Task requirements
Transcribe all of the material below word for word and leave out its pictures.

Material provided

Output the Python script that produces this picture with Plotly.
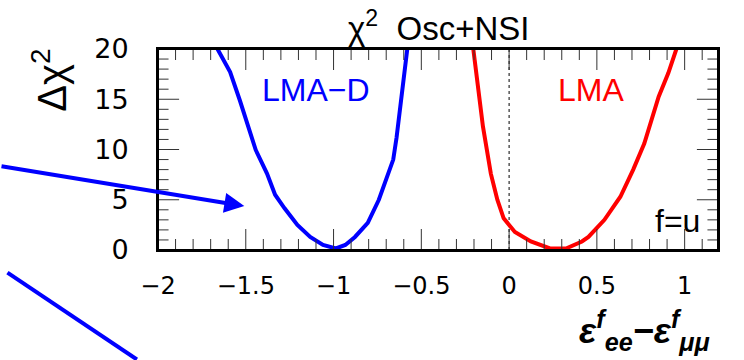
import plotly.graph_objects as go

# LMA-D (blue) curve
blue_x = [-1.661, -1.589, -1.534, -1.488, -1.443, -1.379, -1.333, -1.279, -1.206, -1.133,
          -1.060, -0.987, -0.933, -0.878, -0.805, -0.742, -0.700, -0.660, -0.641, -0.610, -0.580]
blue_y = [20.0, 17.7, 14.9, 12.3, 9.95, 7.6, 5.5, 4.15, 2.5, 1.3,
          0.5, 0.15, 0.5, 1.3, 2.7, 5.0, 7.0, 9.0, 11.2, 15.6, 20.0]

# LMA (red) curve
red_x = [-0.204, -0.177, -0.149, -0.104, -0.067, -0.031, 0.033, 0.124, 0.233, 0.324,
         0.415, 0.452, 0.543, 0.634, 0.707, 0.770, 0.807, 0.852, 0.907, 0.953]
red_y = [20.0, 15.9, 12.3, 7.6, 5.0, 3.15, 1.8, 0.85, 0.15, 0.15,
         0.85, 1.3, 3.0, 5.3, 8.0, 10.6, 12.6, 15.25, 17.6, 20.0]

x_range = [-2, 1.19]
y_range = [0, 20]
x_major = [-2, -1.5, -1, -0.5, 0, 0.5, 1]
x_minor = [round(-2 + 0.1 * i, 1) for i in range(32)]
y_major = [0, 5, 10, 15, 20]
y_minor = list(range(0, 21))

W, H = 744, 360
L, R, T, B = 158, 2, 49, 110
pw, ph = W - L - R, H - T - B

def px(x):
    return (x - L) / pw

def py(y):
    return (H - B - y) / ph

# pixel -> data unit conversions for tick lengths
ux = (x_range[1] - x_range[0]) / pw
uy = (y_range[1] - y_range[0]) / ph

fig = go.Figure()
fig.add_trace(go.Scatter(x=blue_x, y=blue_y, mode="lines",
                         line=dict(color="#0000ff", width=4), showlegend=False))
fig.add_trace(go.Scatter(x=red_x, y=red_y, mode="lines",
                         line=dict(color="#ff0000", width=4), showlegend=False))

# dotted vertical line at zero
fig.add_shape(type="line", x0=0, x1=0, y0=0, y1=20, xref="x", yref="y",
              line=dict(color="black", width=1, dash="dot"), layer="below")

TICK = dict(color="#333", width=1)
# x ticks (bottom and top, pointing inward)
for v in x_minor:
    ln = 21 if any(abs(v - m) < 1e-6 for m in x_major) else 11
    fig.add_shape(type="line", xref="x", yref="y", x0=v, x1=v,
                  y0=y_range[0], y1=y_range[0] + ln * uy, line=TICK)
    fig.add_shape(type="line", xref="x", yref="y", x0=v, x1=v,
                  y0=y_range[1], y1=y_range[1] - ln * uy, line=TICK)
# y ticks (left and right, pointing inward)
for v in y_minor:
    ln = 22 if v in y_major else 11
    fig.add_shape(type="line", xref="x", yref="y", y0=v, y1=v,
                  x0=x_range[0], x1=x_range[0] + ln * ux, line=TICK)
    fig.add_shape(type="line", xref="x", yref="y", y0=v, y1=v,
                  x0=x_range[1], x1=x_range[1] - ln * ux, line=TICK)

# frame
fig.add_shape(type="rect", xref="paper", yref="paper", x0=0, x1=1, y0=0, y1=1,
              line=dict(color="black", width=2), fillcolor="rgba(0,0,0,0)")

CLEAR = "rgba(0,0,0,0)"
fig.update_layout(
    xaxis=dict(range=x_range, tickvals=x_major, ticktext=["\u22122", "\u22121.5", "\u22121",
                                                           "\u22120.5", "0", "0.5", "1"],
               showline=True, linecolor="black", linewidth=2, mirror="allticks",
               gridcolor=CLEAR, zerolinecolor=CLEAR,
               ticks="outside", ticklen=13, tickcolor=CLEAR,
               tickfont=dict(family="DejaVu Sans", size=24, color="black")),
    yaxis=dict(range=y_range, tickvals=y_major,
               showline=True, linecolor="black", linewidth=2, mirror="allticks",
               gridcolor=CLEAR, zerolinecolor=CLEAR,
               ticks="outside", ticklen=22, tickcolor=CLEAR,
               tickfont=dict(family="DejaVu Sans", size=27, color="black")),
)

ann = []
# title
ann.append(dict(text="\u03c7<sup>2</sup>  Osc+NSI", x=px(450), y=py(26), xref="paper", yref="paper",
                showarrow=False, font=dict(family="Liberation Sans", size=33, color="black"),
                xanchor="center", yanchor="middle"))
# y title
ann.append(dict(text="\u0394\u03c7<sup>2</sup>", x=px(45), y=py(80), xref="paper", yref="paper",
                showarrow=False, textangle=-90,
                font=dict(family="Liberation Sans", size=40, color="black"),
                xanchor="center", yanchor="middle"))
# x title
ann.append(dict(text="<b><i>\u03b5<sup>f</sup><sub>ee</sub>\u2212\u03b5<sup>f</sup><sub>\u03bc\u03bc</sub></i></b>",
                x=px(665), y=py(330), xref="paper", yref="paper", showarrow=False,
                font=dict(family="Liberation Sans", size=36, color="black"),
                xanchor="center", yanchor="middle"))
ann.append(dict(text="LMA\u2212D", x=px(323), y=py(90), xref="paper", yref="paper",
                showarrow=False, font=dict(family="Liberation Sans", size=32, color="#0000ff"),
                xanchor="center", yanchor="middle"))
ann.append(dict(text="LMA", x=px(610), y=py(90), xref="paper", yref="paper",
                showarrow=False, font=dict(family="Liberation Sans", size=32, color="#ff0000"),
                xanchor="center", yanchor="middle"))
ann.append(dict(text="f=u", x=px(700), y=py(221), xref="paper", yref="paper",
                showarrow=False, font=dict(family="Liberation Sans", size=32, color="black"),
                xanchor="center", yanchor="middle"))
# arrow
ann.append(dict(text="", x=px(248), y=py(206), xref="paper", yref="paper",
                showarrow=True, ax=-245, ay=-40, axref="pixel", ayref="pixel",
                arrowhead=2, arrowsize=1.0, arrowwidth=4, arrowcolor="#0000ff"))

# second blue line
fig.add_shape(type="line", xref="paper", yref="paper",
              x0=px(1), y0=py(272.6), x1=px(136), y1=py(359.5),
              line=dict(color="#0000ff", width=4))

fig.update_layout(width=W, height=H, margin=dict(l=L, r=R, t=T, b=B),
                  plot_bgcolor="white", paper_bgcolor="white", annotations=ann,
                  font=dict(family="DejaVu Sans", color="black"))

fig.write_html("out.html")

Written response
Output the Python script that produces this picture with Plotly.
import plotly.graph_objects as go

# LMA-D (blue) curve
blue_x = [-1.661, -1.589, -1.534, -1.488, -1.443, -1.379, -1.333, -1.279, -1.206, -1.133,
          -1.060, -0.987, -0.933, -0.878, -0.805, -0.742, -0.700, -0.660, -0.641, -0.610, -0.580]
blue_y = [20.0, 17.7, 14.9, 12.3, 9.95, 7.6, 5.5, 4.15, 2.5, 1.3,
          0.5, 0.15, 0.5, 1.3, 2.7, 5.0, 7.0, 9.0, 11.2, 15.6, 20.0]

# LMA (red) curve
red_x = [-0.204, -0.177, -0.149, -0.104, -0.067, -0.031, 0.033, 0.124, 0.233, 0.324,
         0.415, 0.452, 0.543, 0.634, 0.707, 0.770, 0.807, 0.852, 0.907, 0.953]
red_y = [20.0, 15.9, 12.3, 7.6, 5.0, 3.15, 1.8, 0.85, 0.15, 0.15,
         0.85, 1.3, 3.0, 5.3, 8.0, 10.6, 12.6, 15.25, 17.6, 20.0]

x_range = [-2, 1.19]
y_range = [0, 20]
x_major = [-2, -1.5, -1, -0.5, 0, 0.5, 1]
x_minor = [round(-2 + 0.1 * i, 1) for i in range(32)]
y_major = [0, 5, 10, 15, 20]
y_minor = list(range(0, 21))

W, H = 744, 360
L, R, T, B = 158, 2, 49, 110
pw, ph = W - L - R, H - T - B

def px(x):
    return (x - L) / pw

def py(y):
    return (H - B - y) / ph

# pixel -> data unit conversions for tick lengths
ux = (x_range[1] - x_range[0]) / pw
uy = (y_range[1] - y_range[0]) / ph

fig = go.Figure()
fig.add_trace(go.Scatter(x=blue_x, y=blue_y, mode="lines",
                         line=dict(color="#0000ff", width=4), showlegend=False))
fig.add_trace(go.Scatter(x=red_x, y=red_y, mode="lines",
                         line=dict(color="#ff0000", width=4), showlegend=False))

# dotted vertical line at zero
fig.add_shape(type="line", x0=0, x1=0, y0=0, y1=20, xref="x", yref="y",
              line=dict(color="black", width=1, dash="dot"), layer="below")

TICK = dict(color="#333", width=1)
# x ticks (bottom and top, pointing inward)
for v in x_minor:
    ln = 21 if any(abs(v - m) < 1e-6 for m in x_major) else 11
    fig.add_shape(type="line", xref="x", yref="y", x0=v, x1=v,
                  y0=y_range[0], y1=y_range[0] + ln * uy, line=TICK)
    fig.add_shape(type="line", xref="x", yref="y", x0=v, x1=v,
                  y0=y_range[1], y1=y_range[1] - ln * uy, line=TICK)
# y ticks (left and right, pointing inward)
for v in y_minor:
    ln = 22 if v in y_major else 11
    fig.add_shape(type="line", xref="x", yref="y", y0=v, y1=v,
                  x0=x_range[0], x1=x_range[0] + ln * ux, line=TICK)
    fig.add_shape(type="line", xref="x", yref="y", y0=v, y1=v,
                  x0=x_range[1], x1=x_range[1] - ln * ux, line=TICK)

# frame
fig.add_shape(type="rect", xref="paper", yref="paper", x0=0, x1=1, y0=0, y1=1,
              line=dict(color="black", width=2), fillcolor="rgba(0,0,0,0)")

CLEAR = "rgba(0,0,0,0)"
fig.update_layout(
    xaxis=dict(range=x_range, tickvals=x_major, ticktext=["\u22122", "\u22121.5", "\u22121",
                                                           "\u22120.5", "0", "0.5", "1"],
               showline=True, linecolor="black", linewidth=2, mirror="allticks",
               gridcolor=CLEAR, zerolinecolor=CLEAR,
               ticks="outside", ticklen=13, tickcolor=CLEAR,
               tickfont=dict(family="DejaVu Sans", size=24, color="black")),
    yaxis=dict(range=y_range, tickvals=y_major,
               showline=True, linecolor="black", linewidth=2, mirror="allticks",
               gridcolor=CLEAR, zerolinecolor=CLEAR,
               ticks="outside", ticklen=22, tickcolor=CLEAR,
               tickfont=dict(family="DejaVu Sans", size=27, color="black")),
)

ann = []
# title
ann.append(dict(text="\u03c7<sup>2</sup>  Osc+NSI", x=px(450), y=py(26), xref="paper", yref="paper",
                showarrow=False, font=dict(family="Liberation Sans", size=33, color="black"),
                xanchor="center", yanchor="middle"))
# y title
ann.append(dict(text="\u0394\u03c7<sup>2</sup>", x=px(45), y=py(80), xref="paper", yref="paper",
                showarrow=False, textangle=-90,
                font=dict(family="Liberation Sans", size=40, color="black"),
                xanchor="center", yanchor="middle"))
# x title
ann.append(dict(text="<b><i>\u03b5<sup>f</sup><sub>ee</sub>\u2212\u03b5<sup>f</sup><sub>\u03bc\u03bc</sub></i></b>",
                x=px(665), y=py(330), xref="paper", yref="paper", showarrow=False,
                font=dict(family="Liberation Sans", size=36, color="black"),
                xanchor="center", yanchor="middle"))
ann.append(dict(text="LMA\u2212D", x=px(323), y=py(90), xref="paper", yref="paper",
                showarrow=False, font=dict(family="Liberation Sans", size=32, color="#0000ff"),
                xanchor="center", yanchor="middle"))
ann.append(dict(text="LMA", x=px(610), y=py(90), xref="paper", yref="paper",
                showarrow=False, font=dict(family="Liberation Sans", size=32, color="#ff0000"),
                xanchor="center", yanchor="middle"))
ann.append(dict(text="f=u", x=px(700), y=py(221), xref="paper", yref="paper",
                showarrow=False, font=dict(family="Liberation Sans", size=32, color="black"),
                xanchor="center", yanchor="middle"))
# arrow
ann.append(dict(text="", x=px(248), y=py(206), xref="paper", yref="paper",
                showarrow=True, ax=-245, ay=-40, axref="pixel", ayref="pixel",
                arrowhead=2, arrowsize=1.0, arrowwidth=4, arrowcolor="#0000ff"))

# second blue line
fig.add_shape(type="line", xref="paper", yref="paper",
              x0=px(1), y0=py(272.6), x1=px(136), y1=py(359.5),
              line=dict(color="#0000ff", width=4))

fig.update_layout(width=W, height=H, margin=dict(l=L, r=R, t=T, b=B),
                  plot_bgcolor="white", paper_bgcolor="white", annotations=ann,
                  font=dict(family="DejaVu Sans", color="black"))

fig.write_html("out.html")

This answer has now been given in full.